When Benandonner arrives, not finding Fionn, he waits for him in his house. At the same time, he tries to intimidate Oona by showing her his great power. At this point, Fionn’s clever wife offers Benandonner some iron cakes, but as he bites into cakes, the iron he chips his teeth. Oona ridicules him for being weak, saying that her husband eats those cakes without trouble, and feeds one (without iron) to the camouflaged Fionn. Benandonner, having seen the baby’s strength, is scared to meet his father and runs back to Scotland, smashing the causeway behind him so Fionn couldn’t follow.
Fingal’s Cave is formed entirely from hexagonally jointed basalt columns within a Paleocene lava flow and is similar in structure to both the Giant’s Causeway in Northern Ireland and Ulva.
In these locations, cooling on the upper and lower surfaces of the solidified lava resulted in contraction and fracturing, starting in a blocky tetragonal pattern and transitioning to a regular hexagonal fracture pattern with fractures perpendicular to the cooling surfaces. As the cooling continued these cracks gradually extended toward the center of the flow, forming the long hexagonal columns we see in the wave-eroded cross-section today. Similar hexagonal fracture patterns are found in desiccation cracks in the mud where contraction is due to loss of water instead of cooling.

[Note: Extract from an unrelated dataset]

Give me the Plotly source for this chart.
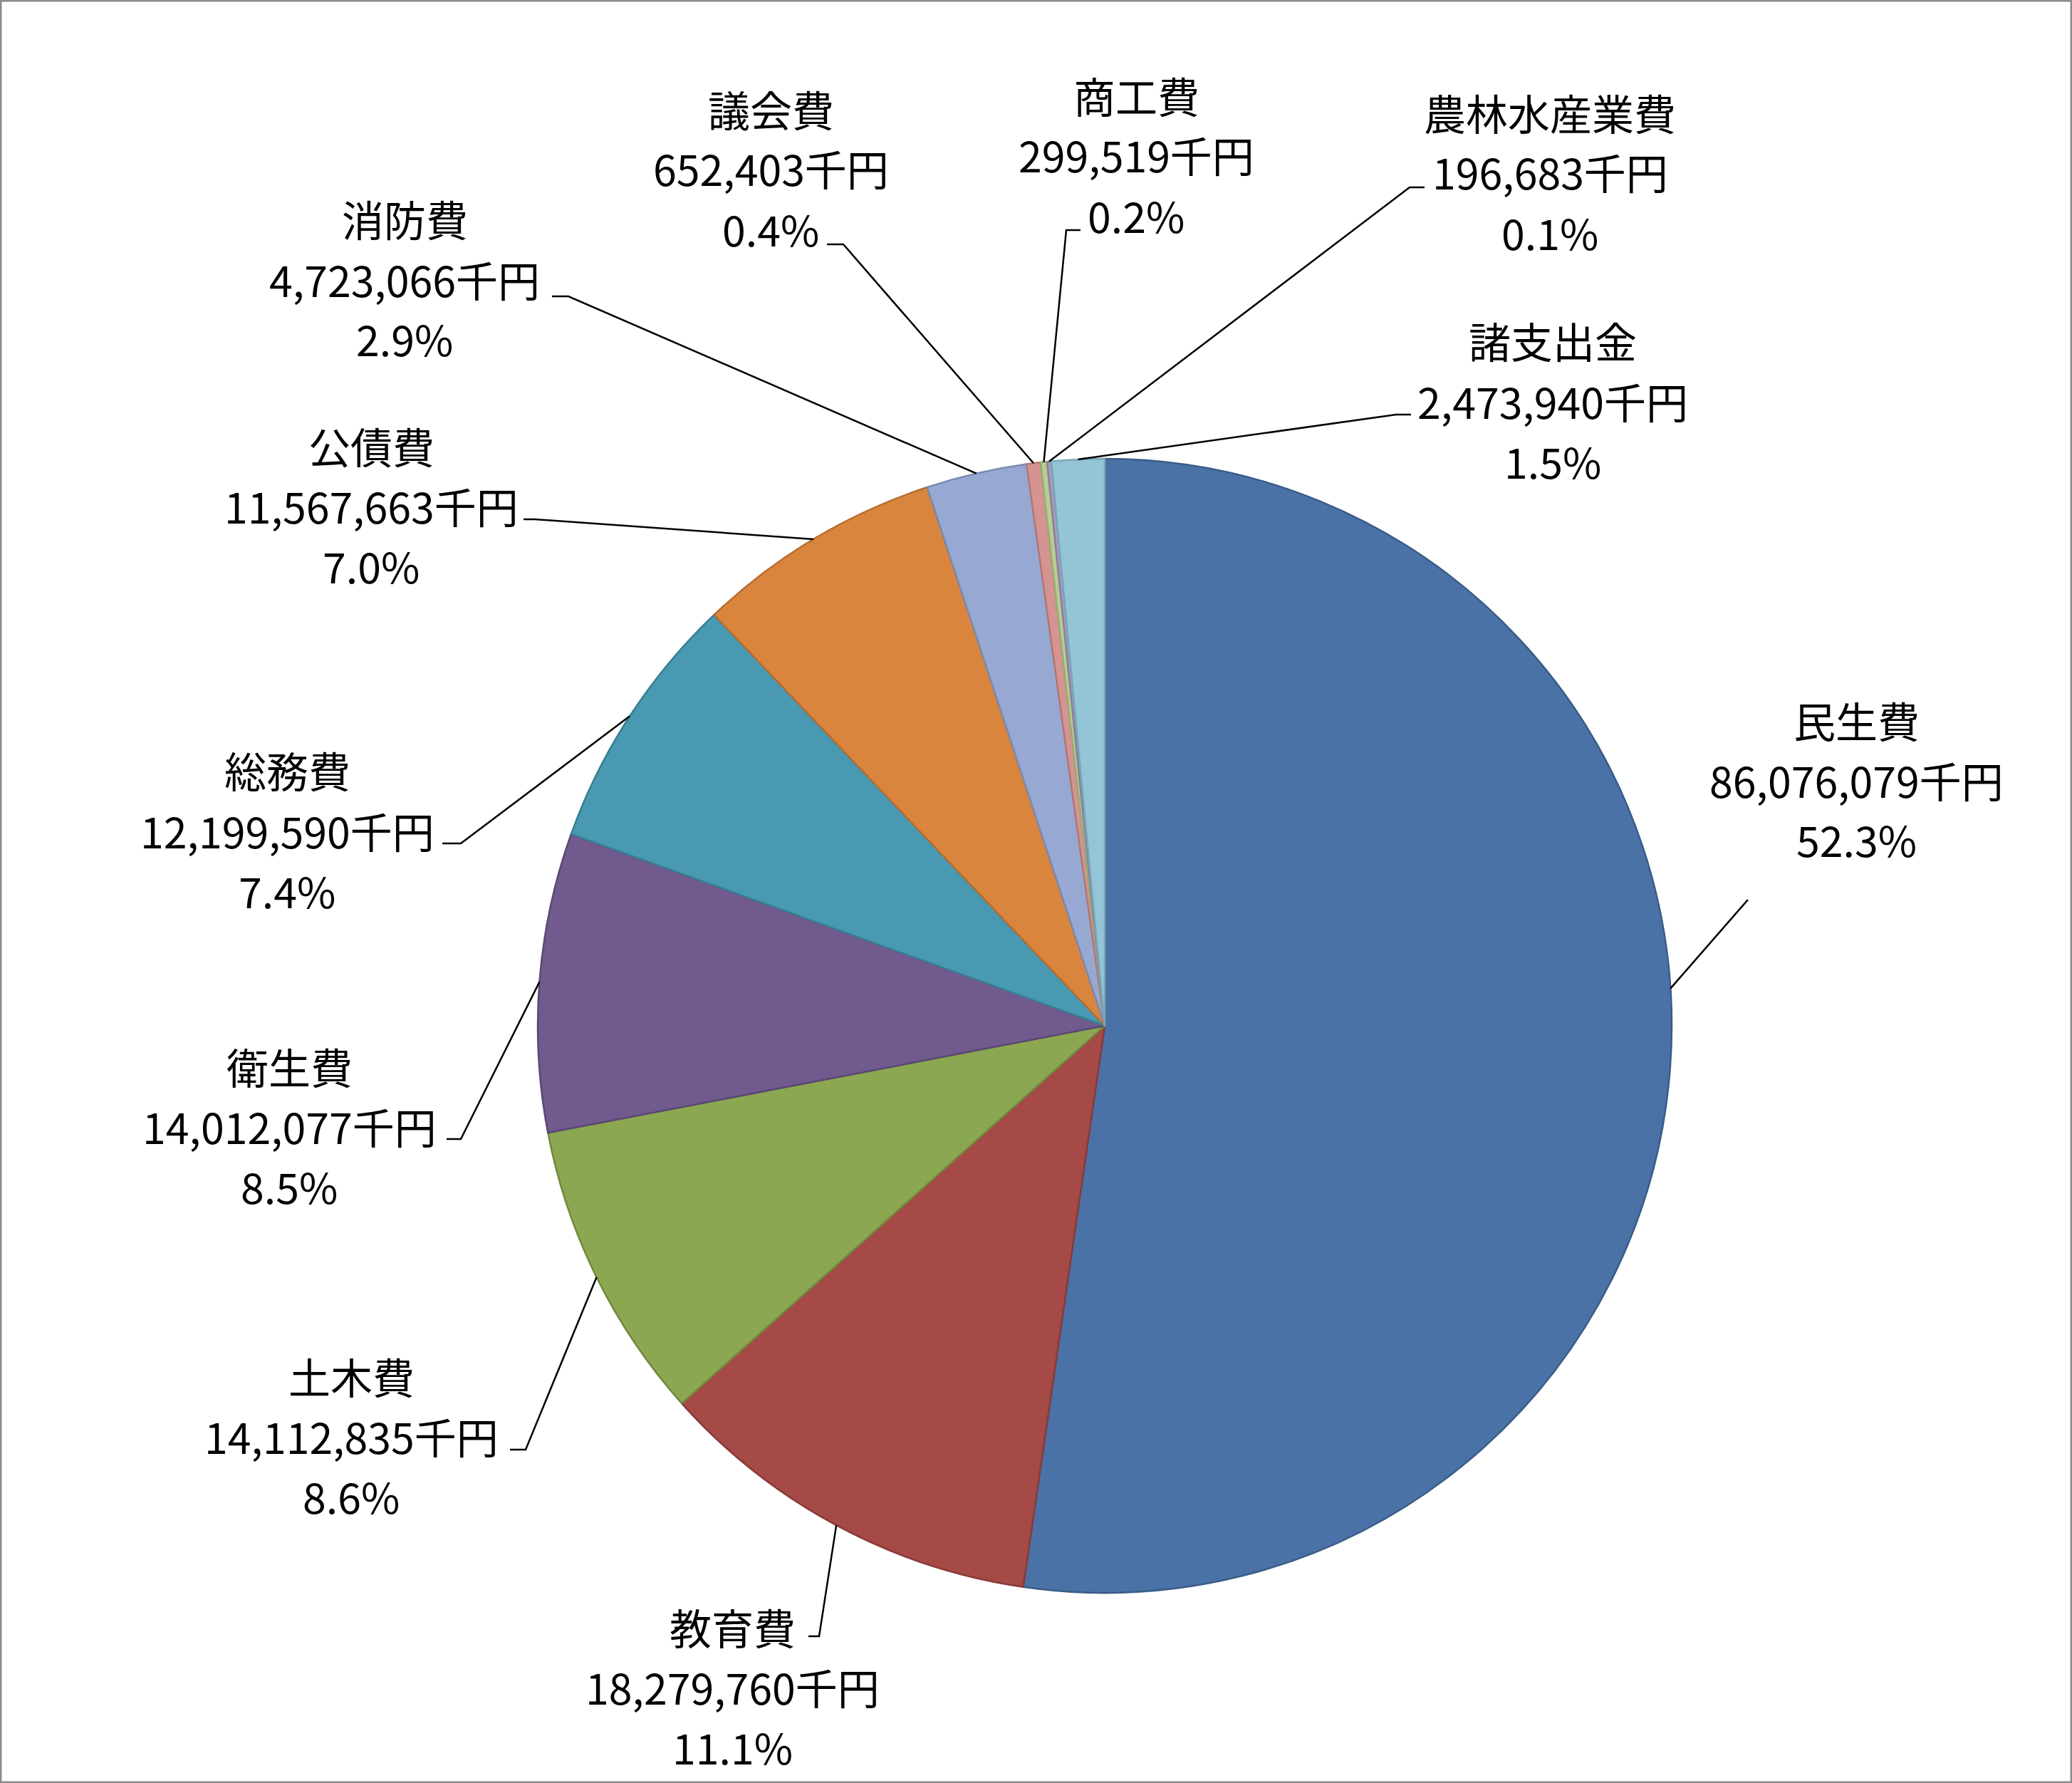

The cave has a large arched entrance and is filled with the sea. Several sightseeing cruises organized from April to September by local companies pass the entrance to the cave. In calm conditions, one can land at the island’s landing place (as some of these cruises permit) and walk the short distance to the cave, where a row of fractured columns forms a walkway just above high-water level permitting exploration on foot. From the inside, the entrance seems to frame the island of Iona across the water.